Start with search_read for bounded reads. Use explicit field lists and domains so responses remain predictable.

Search and read

POST /json/2/res.partner/search_read

{
  "domain": [["customer_rank", ">", 0]],
  "fields": ["name", "email", "company_id", "write_date"],
  "limit": 100,
  "order": "id asc"
}

Use separate search and read calls only when the IDs have value by themselves or you need staged processing. Records can change between calls.

Create

Inspect required and readonly fields before creating.

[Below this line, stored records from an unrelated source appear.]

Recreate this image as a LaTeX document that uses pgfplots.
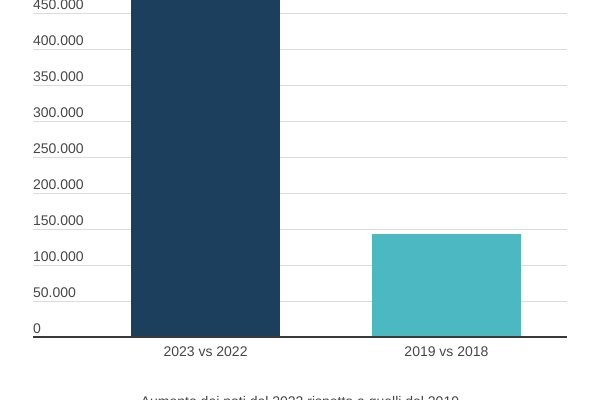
\documentclass[border=0pt]{standalone}
\usepackage{pgfplots}
\pgfplotsset{compat=1.18}
\usepackage{fontspec}
\setmainfont{Liberation Sans}
\definecolor{darkbar}{HTML}{1B3F5C}
\definecolor{lightbar}{HTML}{4BB8C2}
\definecolor{labelgray}{HTML}{464646}
\definecolor{gridgray}{HTML}{DCDCDC}
\definecolor{basegray}{HTML}{3A3A3A}
\begin{document}
% 1px = 0.75pt, picture is 600x400 px
\begin{tikzpicture}[x=0.75pt,y=0.75pt]
\useasboundingbox (0,0) rectangle (600,400);
\clip (0,0) rectangle (600,400);
\begin{axis}[
  at={(24.75pt,47.03pt)}, anchor=south west,
  scale only axis,
  width=400.5pt, height=252.98pt,
  xmin=-0.716, xmax=1.5,
  ymin=0, ymax=468500,
  ybar, bar width=111.75pt,
  xtick={0,1},
  xticklabels={2023 vs 2022, 2019 vs 2018},
  ytick={0,50000,100000,150000,200000,250000,300000,350000,400000,450000},
  yticklabels={0,50.000,100.000,150.000,200.000,250.000,300.000,350.000,400.000,450.000},
  ymajorgrids,
  grid style={gridgray, line width=0.75pt},
  major tick length=0pt,
  axis line style={draw=none},
  tick label style={font=\fontsize{10.5}{12}\selectfont, text=labelgray},
  yticklabel style={anchor=south west, xshift=-3.5pt, yshift=-0.5pt},
  xticklabel style={yshift=-3.5pt},
]
\addplot[fill=darkbar, draw=none, bar shift=0pt] coordinates {(0,520000)};
\addplot[fill=lightbar, draw=none, bar shift=0pt] coordinates {(1,143500)};
\draw[basegray, line width=1.5pt] (axis cs:-0.716,0) -- (axis cs:1.5,0);
\end{axis}
\node[anchor=north, inner sep=0pt, font=\fontsize{10.5}{12}\selectfont, text=labelgray]
  at (300,4) {Aumento dei nati del 2023 rispetto a quelli del 2019};
\end{tikzpicture}
\end{document}
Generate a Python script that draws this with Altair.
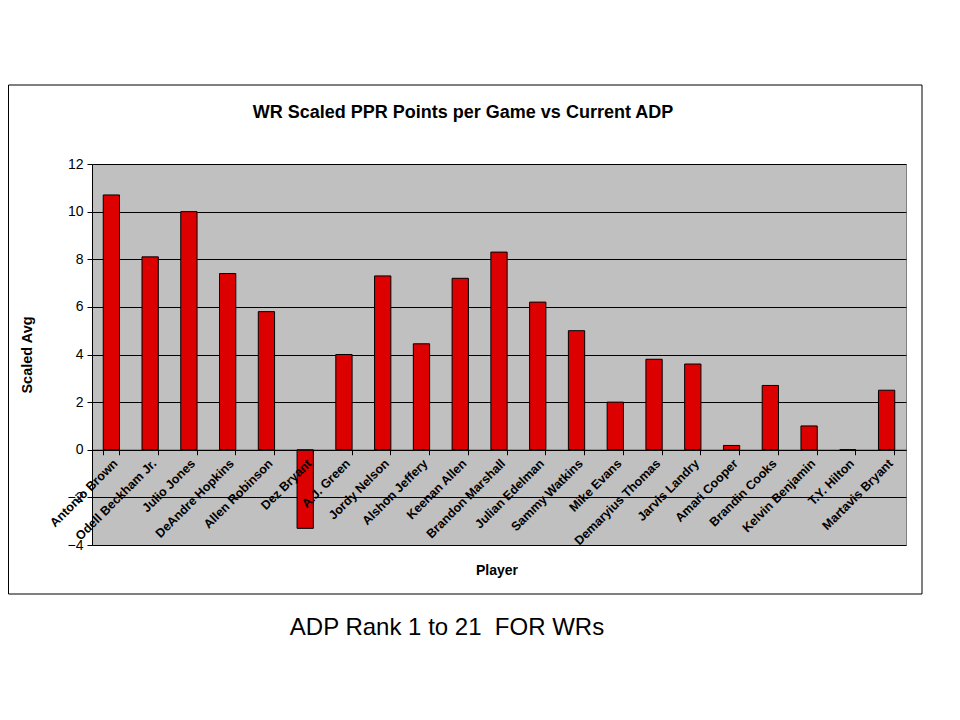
import altair as alt
import pandas as pd

players = ["Antonio Brown", "Odell Beckham Jr.", "Julio Jones", "DeAndre Hopkins",
           "Allen Robinson", "Dez Bryant", "A.J. Green", "Jordy Nelson",
           "Alshon Jeffery", "Keenan Allen", "Brandon Marshall", "Julian Edelman",
           "Sammy Watkins", "Mike Evans", "Demaryius Thomas", "Jarvis Landry",
           "Amari Cooper", "Brandin Cooks", "Kelvin Benjamin", "T.Y. Hilton",
           "Martavis Bryant"]
scaled_avg = [10.7, 8.1, 10.0, 7.4, 5.8, -3.3, 4.0, 7.3, 4.45, 7.2, 8.3, 6.2,
              5.0, 2.0, 3.8, 3.6, 0.18, 2.7, 1.0, 0.0, 2.5]
y_ticks = [-4, -2, 0, 2, 4, 6, 8, 10, 12]

TITLE = "WR Scaled PPR Points per Game vs Current ADP"
Y_TITLE = "Scaled Avg"
X_TITLE = "Player"
CAPTION = "ADP Rank 1 to 21\u00a0 FOR WRs"

FONT = "Liberation Sans, Arial, sans-serif"
W, H = 814, 381
ZERO_OFFSET = -(H * 4 / 16)

df = pd.DataFrame({"Player": players, "Scaled Avg": scaled_avg})

x_enc = alt.X(
    "Player:N", sort=players, title=None,
    scale=alt.Scale(paddingInner=0.58, paddingOuter=0.29),
    axis=alt.Axis(
        orient="bottom", offset=ZERO_OFFSET, labelAngle=-45,
        labelFont=FONT, labelFontSize=12.5, labelFontWeight="bold",
        labelColor="black", labelAlign="right", labelBaseline="top",
        labelPadding=2, bandPosition=1, tickExtra=True,
        tickColor="black", tickSize=5, domainColor="black", domainWidth=1,
        grid=False, zindex=1, labelOverlap=False,
    ),
)
y_enc = alt.Y(
    "Scaled Avg:Q", title=None,
    scale=alt.Scale(domain=[-4, 12], nice=False, zero=False),
    axis=alt.Axis(
        values=y_ticks, labelFont=FONT, labelFontSize=14, labelColor="black",
        tickColor="black", tickSize=5, labelPadding=4, domainColor="black",
        grid=True, gridColor="black", gridWidth=1, zindex=0,
    ),
)

bars = alt.Chart(df).mark_bar(color="#dd0000", stroke="black", strokeWidth=1).encode(
    x=x_enc, y=y_enc
)

one = pd.DataFrame({"k": [0]})

frame = alt.Chart(one).mark_rect(fill="transparent", stroke="black", strokeWidth=1).encode(
    x=alt.value(-83.5), x2=alt.value(830), y=alt.value(-79), y2=alt.value(430)
)

title = alt.Chart(one).mark_text(
    text=TITLE, font=FONT, fontSize=18, fontWeight="bold", color="black",
    align="center", baseline="middle",
).encode(x=alt.value(371), y=alt.value(-51))

ytitle = alt.Chart(one).mark_text(
    text=Y_TITLE, font=FONT, fontSize=14.5, fontWeight="bold", color="black",
    align="center", baseline="middle", angle=270,
).encode(x=alt.value(-64), y=alt.value(191))

xtitle = alt.Chart(one).mark_text(
    text=X_TITLE, font=FONT, fontSize=14, fontWeight="bold", color="black",
    align="center", baseline="middle",
).encode(x=alt.value(405), y=alt.value(407))

caption = alt.Chart(one).mark_text(
    text=CAPTION, font=FONT, fontSize=24, color="black",
    align="center", baseline="middle",
).encode(x=alt.value(355), y=alt.value(464))

chart = alt.layer(frame, bars, title, ytitle, xtitle, caption).properties(
    width=W, height=H,
    autosize=alt.AutoSizeParams(type="none"),
    padding={"left": 84, "top": 156, "right": 40, "bottom": 180},
    background="white",
).configure_view(fill="#c0c0c0", stroke="#808080", strokeWidth=1)

chart.save("out.html", embed_options={"renderer": "svg", "actions": False})
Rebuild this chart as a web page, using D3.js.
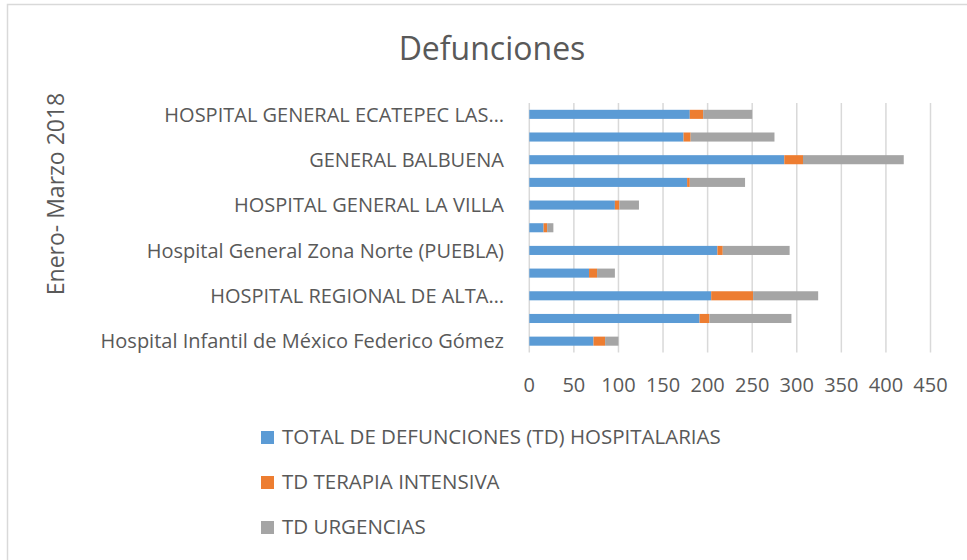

Odoo's ORM create method accepts vals_list in JSON-2:

POST /json/2/res.partner/create

{
  "vals_list": [
    {
      "name": "Example Customer",
      "company_type": "company",
      "email": "finance@example.com"
    }
  ]
}

The Postman mutation folder is intentionally separated from read operations. Run it only against an approved environment.

Update

POST /json/2/res.partner/write

{
  "ids": [42],
  "vals": {
    "email": "accounts@example.com"
  }
}

Every record in ids receives the same values. For concurrency-sensitive updates, read write_date, apply an idempotency strategy, and re-check state in a server-side atomic method.

Delete

POST /json/2/res.partner/unlink

{
  "ids": [42]
}

Deletion may be blocked by access rights, relation constraints, accounting immutability, or business state. Prefer archival through an active field when the model supports it.

Defaults

Use default_get before constructing records whose defaults depend on company, context, or configuration:

POST /json/2/sale.order/default_get

{
  "fields_list": ["company_id", "currency_id", "warehouse_id"]
}

Defaults do not replace onchange logic. Complex UI-created records may need a dedicated integration method rather than direct CRUD.